[Records with drawing code]
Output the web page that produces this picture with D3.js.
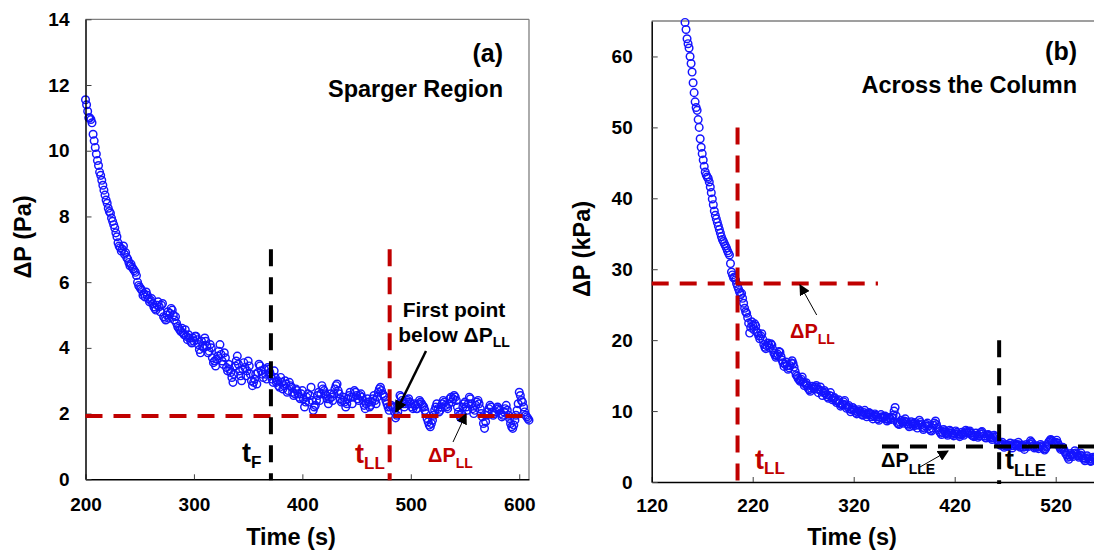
<!DOCTYPE html>
<html><head><meta charset="utf-8">
<script src="https://cdnjs.cloudflare.com/ajax/libs/d3/7.8.5/d3.min.js"></script>
<style>body{margin:0;background:#fff}svg{display:block}text{font-family:"Liberation Sans",Arial,sans-serif;font-weight:bold}</style>
</head><body><svg id="c" width="1094" height="550"></svg>
<script>
// ---------- DATA ----------
// Panel (a): Sparger region, sampled every 1 s starting at 200 s (Pa)
const startA = 200, stepA = 1;
const dpA = [
11.55,11.4,11.2,11.0,11.0,10.95,10.85,10.5,10.3,10.1,
9.9,9.7,9.55,9.35,9.25,9.1,8.95,8.8,8.65,8.5,
8.4,8.25,8.15,8.1,7.95,7.85,7.75,7.65,7.5,7.38,
7.2,7.1,7.05,6.95,7.0,7.1,6.85,6.9,6.75,6.7,
6.6,6.5,6.55,6.45,6.4,6.35,6.3,6.2,6.0,5.9,
5.85,5.8,5.75,5.6,5.65,5.55,5.7,5.6,5.5,5.4,
5.45,5.5,5.35,5.25,5.2,5.15,5.3,5.4,5.25,5.1,
5.3,5.35,4.95,4.9,4.85,5.0,5.1,4.9,5.05,5.2,
5.15,5.0,4.85,4.95,4.75,4.65,4.6,4.55,4.5,4.6,
4.45,4.4,4.55,4.35,4.25,4.4,4.3,4.2,4.15,4.3,
4.2,4.35,4.35,4.25,4.1,3.95,3.85,4.2,4.05,4.0,
4.3,4.2,4.05,3.85,3.9,4.1,4.0,3.7,3.55,3.6,
3.45,3.65,3.75,3.9,4.1,3.8,3.6,3.5,3.85,3.7,
3.4,3.3,3.5,3.35,3.25,3.1,2.95,3.2,3.45,3.6,
3.75,3.5,3.3,3.15,3.0,3.35,3.55,3.4,3.15,3.3,
3.6,3.45,3.2,3.0,2.85,2.95,3.05,3.2,2.9,3.25,
3.5,3.45,3.3,3.2,3.1,3.35,3.2,3.05,3.4,3.35,
3.25,3.15,3.05,2.95,3.3,3.1,2.95,3.0,2.85,2.8,
3.1,2.95,2.75,2.85,3.0,2.9,2.65,2.7,2.95,2.85,
2.8,2.65,2.55,2.6,2.75,2.7,2.6,2.5,2.45,2.6,
2.7,2.45,2.2,2.35,2.5,2.6,2.35,2.55,2.8,2.4,
2.1,2.2,2.25,2.4,2.55,2.65,2.4,2.6,2.85,2.75,
2.7,2.6,2.55,2.45,2.3,2.45,2.6,2.5,2.4,2.6,
2.75,2.85,2.9,2.7,2.6,2.45,2.35,2.4,2.5,2.35,
2.2,2.3,2.45,2.55,2.65,2.5,2.3,2.5,2.7,2.65,
2.55,2.45,2.4,2.55,2.6,2.5,2.4,2.25,2.15,2.3,
2.45,2.35,2.2,2.25,2.35,2.45,2.55,2.4,2.3,2.5,
2.65,2.75,2.8,2.7,2.6,2.55,2.5,2.4,2.3,2.2,
2.1,2.2,2.25,2.2,2.2,2.05,1.87,1.95,2.05,2.3,
2.55,2.5,2.4,2.3,2.2,2.3,2.35,2.4,2.45,2.35,
2.3,2.2,2.15,2.3,2.25,2.15,2.15,2.3,2.4,2.35,
2.3,2.25,2.2,2.1,2.0,1.85,1.75,1.65,1.6,1.7,
1.8,1.95,2.1,2.2,2.3,2.15,2.05,2.1,2.2,2.3,
2.4,2.35,2.25,2.2,2.15,2.3,2.45,2.5,2.35,2.45,
2.55,2.5,2.4,2.2,2.05,1.95,1.87,2.0,2.2,2.3,
2.35,2.2,2.1,2.3,2.5,2.45,2.3,2.15,2.0,2.1,
2.25,2.35,2.4,2.3,2.15,2.0,1.9,1.7,1.55,1.75,
1.95,2.05,2.15,2.25,2.2,2.05,1.95,2.0,2.05,2.15,
2.2,2.15,2.1,2.0,1.9,1.95,2.05,2.15,2.25,2.1,
1.95,1.85,1.7,1.6,1.55,1.65,1.8,1.95,2.1,2.3,
2.65,2.55,2.4,2.35,2.2,2.05,1.95,1.9,1.85,1.8];
// Panel (b): across the column, sampled every 1 s starting at 153 s (kPa)
const startB = 153, stepB = 1;
const dpB = [
64.8,63.8,62.5,61.8,61.2,60.0,59.0,57.8,56.3,54.9,
53.6,52.8,52.4,51.1,50.0,48.4,47.2,46.3,45.4,44.5,
43.7,43.3,43.0,42.8,42.3,41.6,40.8,39.9,39.1,38.2,
37.6,37.1,36.6,36.1,35.6,35.1,34.6,34.2,33.9,33.6,
33.3,33.0,32.6,32.3,32.0,30.8,29.6,29.2,28.8,28.9,
28.5,28.0,27.6,27.2,26.8,26.4,26.6,25.9,25.2,24.5,
24.0,23.8,23.2,22.4,21.0,21.8,22.6,22.1,21.5,22.3,
22.0,21.2,21.0,20.6,20.2,20.6,20.9,20.1,19.4,19.0,
18.8,19.2,19.6,19.3,18.9,19.5,19.3,18.7,18.2,17.9,
17.6,17.8,18.0,18.4,18.3,17.7,17.2,16.8,16.3,16.6,
16.9,16.4,15.9,16.1,16.4,16.8,17.1,16.7,16.2,15.6,
15.1,14.9,14.6,14.4,14.2,14.5,14.8,14.1,13.6,13.8,
14.0,13.6,13.2,13.0,12.8,13.2,13.5,13.3,13.1,13.4,
13.6,13.1,12.6,13.0,13.4,12.8,12.2,12.6,12.9,12.6,
12.3,12.0,11.8,12.2,12.6,12.1,11.6,11.8,11.9,11.5,
11.2,11.4,11.6,11.1,10.7,10.9,11.0,11.3,11.5,10.9,
10.4,10.6,10.8,10.3,9.9,10.2,10.5,10.3,10.1,9.8,
9.6,9.9,10.2,10.0,9.7,9.5,9.4,9.8,10.1,9.6,
9.2,9.5,9.8,9.7,9.5,9.2,8.9,9.3,9.6,9.4,
9.2,8.9,8.7,9.1,9.5,9.2,9.0,9.2,9.3,8.9,
8.6,8.8,9.1,8.9,8.8,9.1,9.4,10.0,10.5,9.3,
8.4,8.2,8.1,8.4,8.7,8.5,8.3,8.6,8.9,8.5,
8.2,8.0,7.8,8.2,8.5,8.2,7.9,8.2,8.4,8.0,
7.6,8.1,8.7,8.4,8.1,7.7,7.4,7.6,7.9,8.1,
8.3,7.9,7.5,7.3,7.2,7.6,8.0,8.3,8.6,8.1,
7.7,7.4,7.1,6.9,6.7,7.0,7.4,7.2,7.0,6.8,
6.6,6.9,7.3,7.1,6.9,6.7,6.5,6.8,7.2,7.0,
6.8,6.6,6.4,6.7,7.0,6.8,6.6,6.9,7.3,7.1,
6.9,7.1,7.2,6.9,6.6,6.5,6.4,6.6,6.9,6.6,
6.3,6.5,6.8,7.0,7.1,6.8,6.5,6.3,6.2,6.5,
6.7,6.6,6.4,6.2,6.0,6.3,6.6,6.4,6.3,6.0,
5.7,5.4,5.2,5.4,5.6,5.2,4.9,5.1,5.3,5.1,
5.0,5.2,5.5,5.1,4.8,5.1,5.4,5.2,5.1,5.3,
5.6,5.2,4.9,5.0,5.2,4.9,4.6,5.0,5.3,5.1,
5.0,5.4,5.8,5.6,5.4,5.1,4.8,4.9,5.1,4.9,
4.7,5.0,5.3,5.1,4.9,4.7,4.5,4.7,5.0,5.3,
5.6,5.8,6.0,5.9,5.7,5.5,5.4,5.6,5.9,5.5,
5.2,4.9,4.6,4.7,4.9,4.6,4.3,4.0,3.8,3.5,
3.2,3.6,4.0,3.8,3.6,4.0,4.4,4.1,3.9,3.7,
3.5,3.8,4.1,3.7,3.4,3.2,3.0,3.3,3.7,3.4,
3.2,3.0,2.9,3.2,3.5,3.4,3.3,3.1];
const xTicksA = [200,300,400,500,600];
const yTicksA = [0,2,4,6,8,10,12,14];
const xTicksB = [120,220,320,420,520];
const yTicksB = [0,10,20,30,40,50,60];
// reference markers
const tF = 371, tLL_A = 480.5, dpLL_A = 1.93;
const tLL_B = 205, dpLL_B = 28, tLLE = 464, dpLLE = 5.0;

// ---------- DRAW ----------
const svg = d3.select('#c');
const blue = '#1414ff', red = '#c00000';
const defs = svg.append('defs');
defs.append('marker').attr('id','ah').attr('viewBox','0 0 10 10').attr('refX',9).attr('refY',5)
  .attr('markerWidth',5).attr('markerHeight',5).attr('markerUnits','strokeWidth').attr('orient','auto')
  .append('path').attr('d','M0,0L10,5L0,10z').attr('fill','#000');
defs.append('marker').attr('id','ah2').attr('viewBox','0 0 10 10').attr('refX',9).attr('refY',5)
  .attr('markerWidth',11).attr('markerHeight',11).attr('markerUnits','userSpaceOnUse').attr('orient','auto')
  .append('path').attr('d','M0,0L10,5L0,10z').attr('fill','#000');

function panel(o){
  const g = svg.append('g');
  const x = d3.scaleLinear().domain(o.xd).range(o.xr);
  const y = d3.scaleLinear().domain(o.yd).range(o.yr);
  g.append('line').attr('x1',o.xr[0]).attr('x2',Math.min(o.xr[1],1094)).attr('y1',o.yr[1]).attr('y2',o.yr[1]).attr('stroke','#7f7f7f').attr('stroke-width',1.3);
  if(o.xr[1] < 1094) g.append('line').attr('x1',o.xr[1]).attr('x2',o.xr[1]).attr('y1',o.yr[1]).attr('y2',o.yr[0]).attr('stroke','#7f7f7f').attr('stroke-width',1.3);
  const pts = o.vals.map((v,i)=>({t:o.t0+i*o.step, v}));
  g.append('g').selectAll('circle').data(pts).join('circle')
    .attr('cx',d=>x(d.t)).attr('cy',d=>y(d.v)).attr('r',3.8)
    .attr('fill','none').attr('stroke',blue).attr('stroke-width',1.45);
  const ax = g.append('g').attr('transform',`translate(0,${o.yr[0]})`)
    .call(d3.axisBottom(x).tickValues(o.xt).tickSizeInner(-5).tickSizeOuter(0).tickPadding(o.xpad));
  const ay = g.append('g').attr('transform',`translate(${o.xr[0]},0)`)
    .call(d3.axisLeft(y).tickValues(o.yt).tickSizeInner(-6).tickSizeOuter(0).tickPadding(o.ypad));
  [ax,ay].forEach(a=>{
    a.select('.domain').attr('stroke','#000').attr('stroke-width',1.5);
    a.selectAll('.tick line').attr('stroke','#404040').attr('stroke-width',1);
    a.selectAll('text').attr('font-size',19).attr('fill','#000').style('font-weight','bold');
  });
  return {g,x,y};
}

function dashed(g,x1,y1,x2,y2,color){
  g.append('line').attr('x1',x1).attr('y1',y1).attr('x2',x2).attr('y2',y2)
   .attr('stroke',color).attr('stroke-width',4).attr('stroke-dasharray','17,11');
}
function label(x,y,main,sub,size,subSize,color,anchor,subDy){
  const t = svg.append('text').attr('x',x).attr('y',y).attr('fill',color).attr('text-anchor',anchor||'start');
  t.append('tspan').attr('font-size',size).text(main);
  if(sub) t.append('tspan').attr('font-size',subSize).attr('dy',subDy).text(sub);
  return t;
}
function arrow(x1,y1,x2,y2,w,mk){
  svg.append('line').attr('x1',x1).attr('y1',y1).attr('x2',x2).attr('y2',y2)
    .attr('stroke','#000').attr('stroke-width',w).attr('marker-end',`url(#${mk})`);
}

// Panel (a)
const A = panel({xd:[200,609], xr:[85.5,529], yd:[0,14], yr:[479.3,19.3],
  vals:dpA, t0:startA, step:stepA, xt:xTicksA, yt:yTicksA, xpad:18, ypad:16});
dashed(A.g, A.x(200), A.y(dpLL_A), A.x(609), A.y(dpLL_A), red);
dashed(A.g, A.x(tF), A.y(7), A.x(tF), A.y(0)+1, '#000');
dashed(A.g, A.x(tLL_A), A.y(7), A.x(tLL_A), A.y(0)+1, red);

// Panel (b)
const B = panel({xd:[120,620], xr:[651.7,1156.7], yd:[0,65], yr:[482,21],
  vals:dpB, t0:startB, step:stepB, xt:xTicksB, yt:yTicksB, xpad:17, ypad:19});
dashed(B.g, B.x(120), B.y(dpLL_B), B.x(344), B.y(dpLL_B), red);
dashed(B.g, B.x(tLL_B), B.y(50), B.x(tLL_B), B.y(0)+3, red);
dashed(B.g, B.x(348), B.y(dpLLE), 1094, B.y(dpLLE), '#000');
dashed(B.g, B.x(tLLE), B.y(20), B.x(tLLE), B.y(0)+2, '#000');

// axis titles
svg.append('text').attr('x',291).attr('y',545).attr('text-anchor','middle').attr('font-size',23.5).text('Time (s)');
svg.append('text').attr('x',852).attr('y',545).attr('text-anchor','middle').attr('font-size',23.5).text('Time (s)');
svg.append('text').attr('transform','translate(31,237) rotate(-90)').attr('text-anchor','middle').attr('font-size',23.5).text('ΔP (Pa)');
svg.append('text').attr('transform','translate(590,249) rotate(-90)').attr('text-anchor','middle').attr('font-size',23.5).text('ΔP (kPa)');

// panel titles
svg.append('text').attr('x',503).attr('y',62).attr('text-anchor','end').attr('font-size',25).text('(a)');
svg.append('text').attr('x',503).attr('y',96.5).attr('text-anchor','end').attr('font-size',23.5).text('Sparger Region');
svg.append('text').attr('x',1077).attr('y',60).attr('text-anchor','end').attr('font-size',25).text('(b)');
svg.append('text').attr('x',1077).attr('y',93).attr('text-anchor','end').attr('font-size',23.5).text('Across the Column');

// annotations (a)
label(242,462,'t','F',27,17,'#000','start',6);
label(355,463,'t','LL',27,17,red,'start',6);
svg.append('text').attr('x',454).attr('y',317).attr('text-anchor','middle').attr('font-size',21).text('First point');
label(454,342,'below ΔP','LL',21,14,'#000','middle',5);
arrow(426,351,396,412,2.5,'ah');
label(428,462,'ΔP','LL',20,14,red,'start',6);
arrow(453,442,466,414,1,'ah2');

// annotations (b)
label(755,469,'t','LL',27,17,red,'start',5);
label(790,338,'ΔP','LL',20,14,red,'start',6);
arrow(816.7,315,800,285,1,'ah2');
label(881,467,'ΔP','LLE',20,14,'#000','start',7);
arrow(920,467,948,451,1,'ah2');
label(1005,469,'t','LLE',27,17,'#000','start',7);
</script></body></html>
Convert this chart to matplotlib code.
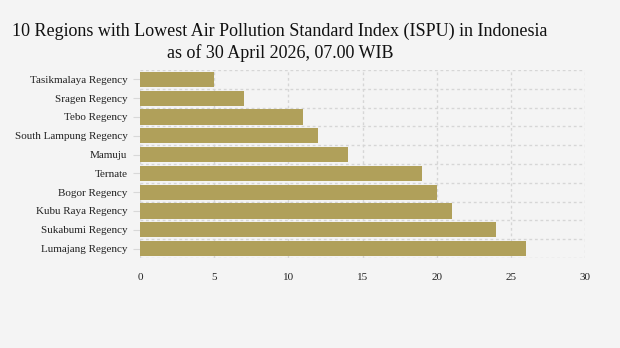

**Exercise details**
Out of the records, collect only those lines that contain the string "this".

**Full solution**
Output the web page that produces this picture with D3.js.
Convert this chart to matplotlib code.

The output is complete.